Data extracted from a collection
⟨

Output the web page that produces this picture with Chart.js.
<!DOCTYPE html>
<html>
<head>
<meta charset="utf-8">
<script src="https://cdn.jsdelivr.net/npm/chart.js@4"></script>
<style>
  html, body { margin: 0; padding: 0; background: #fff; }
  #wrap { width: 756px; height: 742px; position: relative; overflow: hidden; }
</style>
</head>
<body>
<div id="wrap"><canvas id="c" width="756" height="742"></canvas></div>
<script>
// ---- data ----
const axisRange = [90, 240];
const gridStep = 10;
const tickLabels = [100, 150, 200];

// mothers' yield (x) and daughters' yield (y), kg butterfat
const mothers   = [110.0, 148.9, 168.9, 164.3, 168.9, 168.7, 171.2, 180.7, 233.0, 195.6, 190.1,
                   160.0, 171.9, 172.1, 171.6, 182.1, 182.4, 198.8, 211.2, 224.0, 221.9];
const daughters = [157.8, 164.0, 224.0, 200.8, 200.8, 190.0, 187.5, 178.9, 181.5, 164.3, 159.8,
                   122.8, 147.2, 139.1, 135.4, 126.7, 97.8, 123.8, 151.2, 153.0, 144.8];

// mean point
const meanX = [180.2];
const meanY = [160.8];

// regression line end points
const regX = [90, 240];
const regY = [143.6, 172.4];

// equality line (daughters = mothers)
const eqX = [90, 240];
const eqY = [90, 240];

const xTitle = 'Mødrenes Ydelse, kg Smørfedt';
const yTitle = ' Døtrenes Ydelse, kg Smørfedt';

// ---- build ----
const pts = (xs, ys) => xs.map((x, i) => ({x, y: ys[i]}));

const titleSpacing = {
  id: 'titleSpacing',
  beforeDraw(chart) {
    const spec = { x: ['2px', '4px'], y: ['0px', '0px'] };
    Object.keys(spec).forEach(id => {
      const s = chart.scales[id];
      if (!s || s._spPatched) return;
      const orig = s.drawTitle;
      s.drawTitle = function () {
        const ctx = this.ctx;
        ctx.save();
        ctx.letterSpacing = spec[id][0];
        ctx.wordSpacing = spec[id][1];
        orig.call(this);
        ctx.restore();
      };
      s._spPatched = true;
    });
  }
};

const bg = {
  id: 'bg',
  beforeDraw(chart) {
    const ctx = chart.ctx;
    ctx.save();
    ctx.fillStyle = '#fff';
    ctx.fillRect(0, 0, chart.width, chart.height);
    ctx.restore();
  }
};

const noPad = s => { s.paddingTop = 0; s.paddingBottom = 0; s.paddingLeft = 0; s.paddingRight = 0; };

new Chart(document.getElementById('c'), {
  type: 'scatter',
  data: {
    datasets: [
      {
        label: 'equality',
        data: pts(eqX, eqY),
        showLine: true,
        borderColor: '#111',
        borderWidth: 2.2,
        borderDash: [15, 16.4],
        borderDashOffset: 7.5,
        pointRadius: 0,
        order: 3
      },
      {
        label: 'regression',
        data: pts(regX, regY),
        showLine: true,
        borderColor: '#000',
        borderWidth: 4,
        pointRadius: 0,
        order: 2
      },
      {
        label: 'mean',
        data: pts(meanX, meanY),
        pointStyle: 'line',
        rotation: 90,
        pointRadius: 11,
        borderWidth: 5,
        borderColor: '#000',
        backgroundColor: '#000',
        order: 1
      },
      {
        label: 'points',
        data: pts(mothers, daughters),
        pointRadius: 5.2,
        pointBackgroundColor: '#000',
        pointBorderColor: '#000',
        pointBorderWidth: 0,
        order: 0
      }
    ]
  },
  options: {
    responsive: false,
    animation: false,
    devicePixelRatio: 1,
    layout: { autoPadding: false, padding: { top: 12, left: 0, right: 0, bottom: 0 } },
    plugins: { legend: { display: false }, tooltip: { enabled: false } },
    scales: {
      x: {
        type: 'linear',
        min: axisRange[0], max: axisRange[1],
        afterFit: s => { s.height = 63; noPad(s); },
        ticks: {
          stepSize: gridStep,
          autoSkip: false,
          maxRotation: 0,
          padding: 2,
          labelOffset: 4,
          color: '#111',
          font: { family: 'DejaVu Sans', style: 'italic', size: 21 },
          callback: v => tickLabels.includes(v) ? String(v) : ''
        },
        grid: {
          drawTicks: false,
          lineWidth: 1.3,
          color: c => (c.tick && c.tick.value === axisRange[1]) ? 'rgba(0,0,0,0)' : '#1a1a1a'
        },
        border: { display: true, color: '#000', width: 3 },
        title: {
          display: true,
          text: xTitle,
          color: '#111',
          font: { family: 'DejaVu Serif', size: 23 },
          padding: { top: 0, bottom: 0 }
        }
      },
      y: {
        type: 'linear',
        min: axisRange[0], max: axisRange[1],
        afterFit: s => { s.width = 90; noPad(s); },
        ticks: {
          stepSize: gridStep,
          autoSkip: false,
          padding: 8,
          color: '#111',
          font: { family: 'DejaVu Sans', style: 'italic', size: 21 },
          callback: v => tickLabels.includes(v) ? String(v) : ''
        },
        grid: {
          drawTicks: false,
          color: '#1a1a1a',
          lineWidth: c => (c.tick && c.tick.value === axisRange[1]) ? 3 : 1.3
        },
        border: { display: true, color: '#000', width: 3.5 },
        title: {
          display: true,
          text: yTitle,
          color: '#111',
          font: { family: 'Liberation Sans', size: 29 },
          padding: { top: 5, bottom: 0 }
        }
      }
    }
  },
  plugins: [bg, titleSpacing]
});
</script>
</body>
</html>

⟩
⟨

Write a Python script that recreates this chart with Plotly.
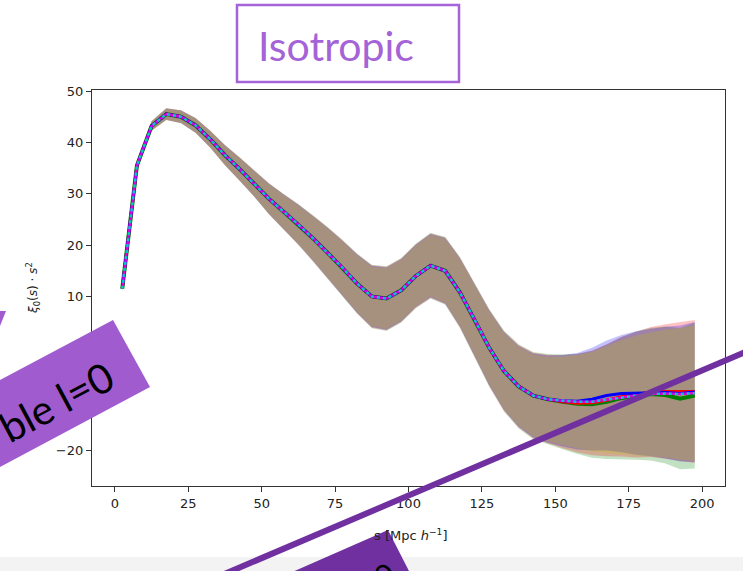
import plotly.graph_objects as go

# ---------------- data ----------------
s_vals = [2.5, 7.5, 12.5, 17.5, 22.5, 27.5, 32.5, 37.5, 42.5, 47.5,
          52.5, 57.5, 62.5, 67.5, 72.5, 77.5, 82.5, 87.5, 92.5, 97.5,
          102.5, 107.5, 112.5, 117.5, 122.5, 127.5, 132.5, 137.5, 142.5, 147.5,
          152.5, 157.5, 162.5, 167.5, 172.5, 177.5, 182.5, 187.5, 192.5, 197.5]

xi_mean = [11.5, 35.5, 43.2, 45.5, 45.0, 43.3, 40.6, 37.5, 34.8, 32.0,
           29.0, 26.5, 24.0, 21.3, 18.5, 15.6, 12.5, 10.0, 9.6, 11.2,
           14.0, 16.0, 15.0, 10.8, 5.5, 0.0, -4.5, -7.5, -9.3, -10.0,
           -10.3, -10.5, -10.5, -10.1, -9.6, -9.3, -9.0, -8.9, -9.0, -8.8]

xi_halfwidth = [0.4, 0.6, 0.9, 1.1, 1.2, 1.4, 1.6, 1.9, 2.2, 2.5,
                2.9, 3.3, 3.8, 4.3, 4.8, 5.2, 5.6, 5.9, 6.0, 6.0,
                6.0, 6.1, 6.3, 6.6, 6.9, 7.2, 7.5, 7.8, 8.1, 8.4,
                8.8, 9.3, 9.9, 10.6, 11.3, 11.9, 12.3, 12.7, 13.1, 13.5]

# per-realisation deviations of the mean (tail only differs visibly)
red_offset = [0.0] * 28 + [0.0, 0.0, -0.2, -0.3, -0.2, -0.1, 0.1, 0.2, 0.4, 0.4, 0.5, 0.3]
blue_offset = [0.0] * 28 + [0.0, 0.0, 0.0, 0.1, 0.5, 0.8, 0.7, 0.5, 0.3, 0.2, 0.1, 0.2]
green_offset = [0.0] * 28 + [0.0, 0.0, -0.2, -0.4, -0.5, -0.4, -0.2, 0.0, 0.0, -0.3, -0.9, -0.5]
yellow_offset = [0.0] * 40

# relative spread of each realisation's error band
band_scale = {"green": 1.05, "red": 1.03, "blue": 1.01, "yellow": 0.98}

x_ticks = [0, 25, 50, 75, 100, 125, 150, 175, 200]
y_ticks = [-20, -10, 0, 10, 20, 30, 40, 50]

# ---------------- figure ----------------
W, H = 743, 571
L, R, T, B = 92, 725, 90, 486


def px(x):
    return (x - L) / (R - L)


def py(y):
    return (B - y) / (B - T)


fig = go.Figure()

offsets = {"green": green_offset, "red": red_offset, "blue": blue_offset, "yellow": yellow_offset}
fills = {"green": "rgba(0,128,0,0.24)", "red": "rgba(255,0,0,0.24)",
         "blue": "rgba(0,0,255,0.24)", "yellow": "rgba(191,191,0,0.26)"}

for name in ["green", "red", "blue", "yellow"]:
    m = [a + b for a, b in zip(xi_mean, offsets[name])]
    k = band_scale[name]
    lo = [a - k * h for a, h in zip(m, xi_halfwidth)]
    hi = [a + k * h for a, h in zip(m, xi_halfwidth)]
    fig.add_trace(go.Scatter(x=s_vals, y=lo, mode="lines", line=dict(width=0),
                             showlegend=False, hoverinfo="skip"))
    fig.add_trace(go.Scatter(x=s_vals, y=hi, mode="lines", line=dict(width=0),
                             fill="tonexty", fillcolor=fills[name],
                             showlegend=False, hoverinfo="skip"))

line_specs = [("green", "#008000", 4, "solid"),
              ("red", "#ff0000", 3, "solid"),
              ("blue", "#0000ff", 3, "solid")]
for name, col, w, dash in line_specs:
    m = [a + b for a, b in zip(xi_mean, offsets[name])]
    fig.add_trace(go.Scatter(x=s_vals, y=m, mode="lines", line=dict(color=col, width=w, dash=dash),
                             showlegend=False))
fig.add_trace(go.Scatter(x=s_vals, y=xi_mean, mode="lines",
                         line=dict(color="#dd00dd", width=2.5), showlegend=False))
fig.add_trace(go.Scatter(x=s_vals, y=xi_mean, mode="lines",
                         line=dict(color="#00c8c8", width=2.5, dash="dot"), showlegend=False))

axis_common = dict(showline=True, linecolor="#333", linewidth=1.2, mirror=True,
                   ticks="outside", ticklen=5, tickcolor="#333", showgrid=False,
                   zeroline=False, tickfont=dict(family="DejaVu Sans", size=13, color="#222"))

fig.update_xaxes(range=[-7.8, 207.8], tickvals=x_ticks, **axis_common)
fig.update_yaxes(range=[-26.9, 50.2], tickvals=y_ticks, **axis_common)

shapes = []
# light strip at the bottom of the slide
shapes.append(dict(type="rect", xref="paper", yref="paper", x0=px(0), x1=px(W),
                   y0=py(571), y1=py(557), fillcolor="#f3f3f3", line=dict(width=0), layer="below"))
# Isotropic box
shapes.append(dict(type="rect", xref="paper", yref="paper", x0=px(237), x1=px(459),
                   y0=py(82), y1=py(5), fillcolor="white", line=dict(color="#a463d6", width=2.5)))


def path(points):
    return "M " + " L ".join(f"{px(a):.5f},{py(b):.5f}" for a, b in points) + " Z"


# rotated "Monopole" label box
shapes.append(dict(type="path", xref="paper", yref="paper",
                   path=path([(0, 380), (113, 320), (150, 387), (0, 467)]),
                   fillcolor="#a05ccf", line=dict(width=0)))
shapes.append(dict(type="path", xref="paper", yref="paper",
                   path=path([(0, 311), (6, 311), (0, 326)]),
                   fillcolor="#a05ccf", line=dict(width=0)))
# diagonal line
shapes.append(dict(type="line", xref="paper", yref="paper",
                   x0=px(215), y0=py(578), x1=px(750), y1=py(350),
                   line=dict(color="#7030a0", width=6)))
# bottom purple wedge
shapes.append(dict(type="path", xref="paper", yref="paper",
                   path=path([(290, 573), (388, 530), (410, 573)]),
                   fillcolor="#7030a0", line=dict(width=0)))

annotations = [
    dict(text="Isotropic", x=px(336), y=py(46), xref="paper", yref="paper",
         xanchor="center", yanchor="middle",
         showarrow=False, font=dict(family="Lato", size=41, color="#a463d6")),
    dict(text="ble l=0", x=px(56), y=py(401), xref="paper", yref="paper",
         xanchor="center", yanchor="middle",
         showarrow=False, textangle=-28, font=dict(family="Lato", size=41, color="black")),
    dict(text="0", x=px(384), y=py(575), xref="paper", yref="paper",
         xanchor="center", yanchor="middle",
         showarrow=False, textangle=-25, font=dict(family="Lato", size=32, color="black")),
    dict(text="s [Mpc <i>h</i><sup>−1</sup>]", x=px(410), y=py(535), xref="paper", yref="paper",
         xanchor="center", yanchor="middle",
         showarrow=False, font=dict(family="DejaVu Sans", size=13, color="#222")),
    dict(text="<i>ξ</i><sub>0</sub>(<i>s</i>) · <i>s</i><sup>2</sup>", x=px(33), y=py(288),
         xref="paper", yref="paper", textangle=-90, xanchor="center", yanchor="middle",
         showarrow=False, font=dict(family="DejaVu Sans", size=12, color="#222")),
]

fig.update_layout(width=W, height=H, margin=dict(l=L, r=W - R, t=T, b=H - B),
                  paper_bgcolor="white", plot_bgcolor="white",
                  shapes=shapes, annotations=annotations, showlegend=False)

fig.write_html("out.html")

⟩

Look above for the line containing "Write a Python", then write out every line from there down to the line containing "return (x - L) / (R - L)", that line included, with no pictures.

Write a Python script that recreates this chart with Plotly.
import plotly.graph_objects as go

# ---------------- data ----------------
s_vals = [2.5, 7.5, 12.5, 17.5, 22.5, 27.5, 32.5, 37.5, 42.5, 47.5,
          52.5, 57.5, 62.5, 67.5, 72.5, 77.5, 82.5, 87.5, 92.5, 97.5,
          102.5, 107.5, 112.5, 117.5, 122.5, 127.5, 132.5, 137.5, 142.5, 147.5,
          152.5, 157.5, 162.5, 167.5, 172.5, 177.5, 182.5, 187.5, 192.5, 197.5]

xi_mean = [11.5, 35.5, 43.2, 45.5, 45.0, 43.3, 40.6, 37.5, 34.8, 32.0,
           29.0, 26.5, 24.0, 21.3, 18.5, 15.6, 12.5, 10.0, 9.6, 11.2,
           14.0, 16.0, 15.0, 10.8, 5.5, 0.0, -4.5, -7.5, -9.3, -10.0,
           -10.3, -10.5, -10.5, -10.1, -9.6, -9.3, -9.0, -8.9, -9.0, -8.8]

xi_halfwidth = [0.4, 0.6, 0.9, 1.1, 1.2, 1.4, 1.6, 1.9, 2.2, 2.5,
                2.9, 3.3, 3.8, 4.3, 4.8, 5.2, 5.6, 5.9, 6.0, 6.0,
                6.0, 6.1, 6.3, 6.6, 6.9, 7.2, 7.5, 7.8, 8.1, 8.4,
                8.8, 9.3, 9.9, 10.6, 11.3, 11.9, 12.3, 12.7, 13.1, 13.5]

# per-realisation deviations of the mean (tail only differs visibly)
red_offset = [0.0] * 28 + [0.0, 0.0, -0.2, -0.3, -0.2, -0.1, 0.1, 0.2, 0.4, 0.4, 0.5, 0.3]
blue_offset = [0.0] * 28 + [0.0, 0.0, 0.0, 0.1, 0.5, 0.8, 0.7, 0.5, 0.3, 0.2, 0.1, 0.2]
green_offset = [0.0] * 28 + [0.0, 0.0, -0.2, -0.4, -0.5, -0.4, -0.2, 0.0, 0.0, -0.3, -0.9, -0.5]
yellow_offset = [0.0] * 40

# relative spread of each realisation's error band
band_scale = {"green": 1.05, "red": 1.03, "blue": 1.01, "yellow": 0.98}

x_ticks = [0, 25, 50, 75, 100, 125, 150, 175, 200]
y_ticks = [-20, -10, 0, 10, 20, 30, 40, 50]

# ---------------- figure ----------------
W, H = 743, 571
L, R, T, B = 92, 725, 90, 486


def px(x):
    return (x - L) / (R - L)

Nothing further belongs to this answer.